> **Do this**:
Repeat each line of the material below exactly as it appears, minus any pictures.

> **Data section**:
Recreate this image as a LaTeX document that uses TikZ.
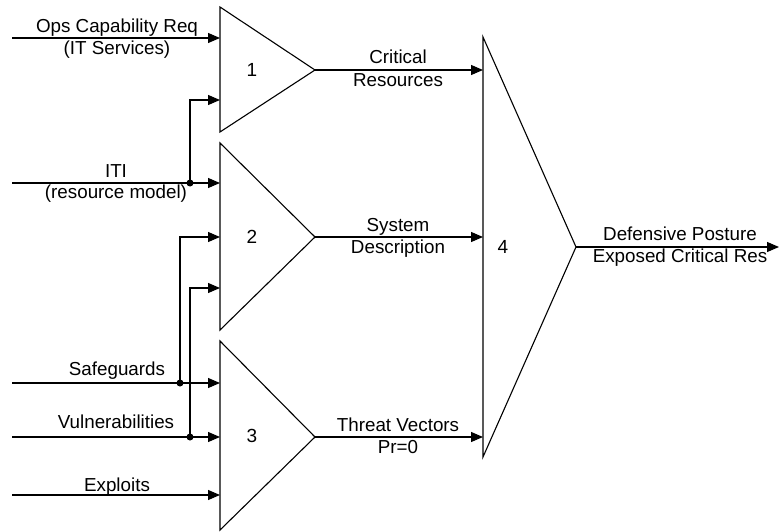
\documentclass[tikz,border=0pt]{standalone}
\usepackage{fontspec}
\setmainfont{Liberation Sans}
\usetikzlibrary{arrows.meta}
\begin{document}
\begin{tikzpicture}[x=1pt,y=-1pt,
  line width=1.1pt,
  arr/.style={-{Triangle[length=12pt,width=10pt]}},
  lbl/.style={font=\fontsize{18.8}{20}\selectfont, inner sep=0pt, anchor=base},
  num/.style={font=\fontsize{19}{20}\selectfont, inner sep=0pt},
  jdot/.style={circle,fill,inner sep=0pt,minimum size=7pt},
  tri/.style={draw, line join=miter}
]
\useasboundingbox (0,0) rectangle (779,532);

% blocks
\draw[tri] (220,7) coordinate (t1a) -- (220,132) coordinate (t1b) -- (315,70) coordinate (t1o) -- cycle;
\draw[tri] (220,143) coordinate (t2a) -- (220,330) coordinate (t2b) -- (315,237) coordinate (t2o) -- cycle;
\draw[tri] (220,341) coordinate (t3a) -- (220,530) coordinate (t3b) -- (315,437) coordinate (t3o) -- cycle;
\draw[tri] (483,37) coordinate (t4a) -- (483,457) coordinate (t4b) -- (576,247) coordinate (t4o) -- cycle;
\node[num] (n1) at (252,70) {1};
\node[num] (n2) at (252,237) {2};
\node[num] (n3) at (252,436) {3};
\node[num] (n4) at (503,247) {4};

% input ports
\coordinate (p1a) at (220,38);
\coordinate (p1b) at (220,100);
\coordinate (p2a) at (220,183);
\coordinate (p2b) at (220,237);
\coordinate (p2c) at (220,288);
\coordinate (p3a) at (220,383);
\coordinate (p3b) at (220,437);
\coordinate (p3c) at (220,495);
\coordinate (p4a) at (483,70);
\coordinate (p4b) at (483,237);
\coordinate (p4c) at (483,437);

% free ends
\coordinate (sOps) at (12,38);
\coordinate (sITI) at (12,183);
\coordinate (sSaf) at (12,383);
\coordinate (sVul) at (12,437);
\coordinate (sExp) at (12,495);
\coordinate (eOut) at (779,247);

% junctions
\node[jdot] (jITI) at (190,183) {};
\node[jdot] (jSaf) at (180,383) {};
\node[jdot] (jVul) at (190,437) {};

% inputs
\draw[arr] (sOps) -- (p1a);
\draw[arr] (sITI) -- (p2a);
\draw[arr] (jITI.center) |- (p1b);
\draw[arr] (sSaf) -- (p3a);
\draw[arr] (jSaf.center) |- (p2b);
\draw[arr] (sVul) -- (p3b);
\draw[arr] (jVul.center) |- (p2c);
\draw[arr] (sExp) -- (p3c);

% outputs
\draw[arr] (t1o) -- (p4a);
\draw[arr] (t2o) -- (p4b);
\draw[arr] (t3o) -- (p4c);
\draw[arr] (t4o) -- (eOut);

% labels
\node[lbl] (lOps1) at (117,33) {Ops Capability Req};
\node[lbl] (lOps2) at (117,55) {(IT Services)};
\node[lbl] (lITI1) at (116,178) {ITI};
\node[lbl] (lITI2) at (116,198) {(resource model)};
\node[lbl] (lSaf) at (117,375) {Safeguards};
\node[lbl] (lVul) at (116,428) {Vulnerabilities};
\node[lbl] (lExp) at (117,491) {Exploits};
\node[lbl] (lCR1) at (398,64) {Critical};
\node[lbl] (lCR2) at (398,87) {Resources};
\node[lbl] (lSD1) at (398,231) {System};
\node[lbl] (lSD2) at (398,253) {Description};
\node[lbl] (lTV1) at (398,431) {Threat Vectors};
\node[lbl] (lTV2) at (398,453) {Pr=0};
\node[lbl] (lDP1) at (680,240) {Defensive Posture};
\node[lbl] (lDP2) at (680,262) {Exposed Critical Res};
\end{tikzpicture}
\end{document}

> **Solution for this task**:
Recreate this image as a LaTeX document that uses TikZ.
\documentclass[tikz,border=0pt]{standalone}
\usepackage{fontspec}
\setmainfont{Liberation Sans}
\usetikzlibrary{arrows.meta}
\begin{document}
\begin{tikzpicture}[x=1pt,y=-1pt,
  line width=1.1pt,
  arr/.style={-{Triangle[length=12pt,width=10pt]}},
  lbl/.style={font=\fontsize{18.8}{20}\selectfont, inner sep=0pt, anchor=base},
  num/.style={font=\fontsize{19}{20}\selectfont, inner sep=0pt},
  jdot/.style={circle,fill,inner sep=0pt,minimum size=7pt},
  tri/.style={draw, line join=miter}
]
\useasboundingbox (0,0) rectangle (779,532);

% blocks
\draw[tri] (220,7) coordinate (t1a) -- (220,132) coordinate (t1b) -- (315,70) coordinate (t1o) -- cycle;
\draw[tri] (220,143) coordinate (t2a) -- (220,330) coordinate (t2b) -- (315,237) coordinate (t2o) -- cycle;
\draw[tri] (220,341) coordinate (t3a) -- (220,530) coordinate (t3b) -- (315,437) coordinate (t3o) -- cycle;
\draw[tri] (483,37) coordinate (t4a) -- (483,457) coordinate (t4b) -- (576,247) coordinate (t4o) -- cycle;
\node[num] (n1) at (252,70) {1};
\node[num] (n2) at (252,237) {2};
\node[num] (n3) at (252,436) {3};
\node[num] (n4) at (503,247) {4};

% input ports
\coordinate (p1a) at (220,38);
\coordinate (p1b) at (220,100);
\coordinate (p2a) at (220,183);
\coordinate (p2b) at (220,237);
\coordinate (p2c) at (220,288);
\coordinate (p3a) at (220,383);
\coordinate (p3b) at (220,437);
\coordinate (p3c) at (220,495);
\coordinate (p4a) at (483,70);
\coordinate (p4b) at (483,237);
\coordinate (p4c) at (483,437);

% free ends
\coordinate (sOps) at (12,38);
\coordinate (sITI) at (12,183);
\coordinate (sSaf) at (12,383);
\coordinate (sVul) at (12,437);
\coordinate (sExp) at (12,495);
\coordinate (eOut) at (779,247);

% junctions
\node[jdot] (jITI) at (190,183) {};
\node[jdot] (jSaf) at (180,383) {};
\node[jdot] (jVul) at (190,437) {};

% inputs
\draw[arr] (sOps) -- (p1a);
\draw[arr] (sITI) -- (p2a);
\draw[arr] (jITI.center) |- (p1b);
\draw[arr] (sSaf) -- (p3a);
\draw[arr] (jSaf.center) |- (p2b);
\draw[arr] (sVul) -- (p3b);
\draw[arr] (jVul.center) |- (p2c);
\draw[arr] (sExp) -- (p3c);

% outputs
\draw[arr] (t1o) -- (p4a);
\draw[arr] (t2o) -- (p4b);
\draw[arr] (t3o) -- (p4c);
\draw[arr] (t4o) -- (eOut);

% labels
\node[lbl] (lOps1) at (117,33) {Ops Capability Req};
\node[lbl] (lOps2) at (117,55) {(IT Services)};
\node[lbl] (lITI1) at (116,178) {ITI};
\node[lbl] (lITI2) at (116,198) {(resource model)};
\node[lbl] (lSaf) at (117,375) {Safeguards};
\node[lbl] (lVul) at (116,428) {Vulnerabilities};
\node[lbl] (lExp) at (117,491) {Exploits};
\node[lbl] (lCR1) at (398,64) {Critical};
\node[lbl] (lCR2) at (398,87) {Resources};
\node[lbl] (lSD1) at (398,231) {System};
\node[lbl] (lSD2) at (398,253) {Description};
\node[lbl] (lTV1) at (398,431) {Threat Vectors};
\node[lbl] (lTV2) at (398,453) {Pr=0};
\node[lbl] (lDP1) at (680,240) {Defensive Posture};
\node[lbl] (lDP2) at (680,262) {Exposed Critical Res};
\end{tikzpicture}
\end{document}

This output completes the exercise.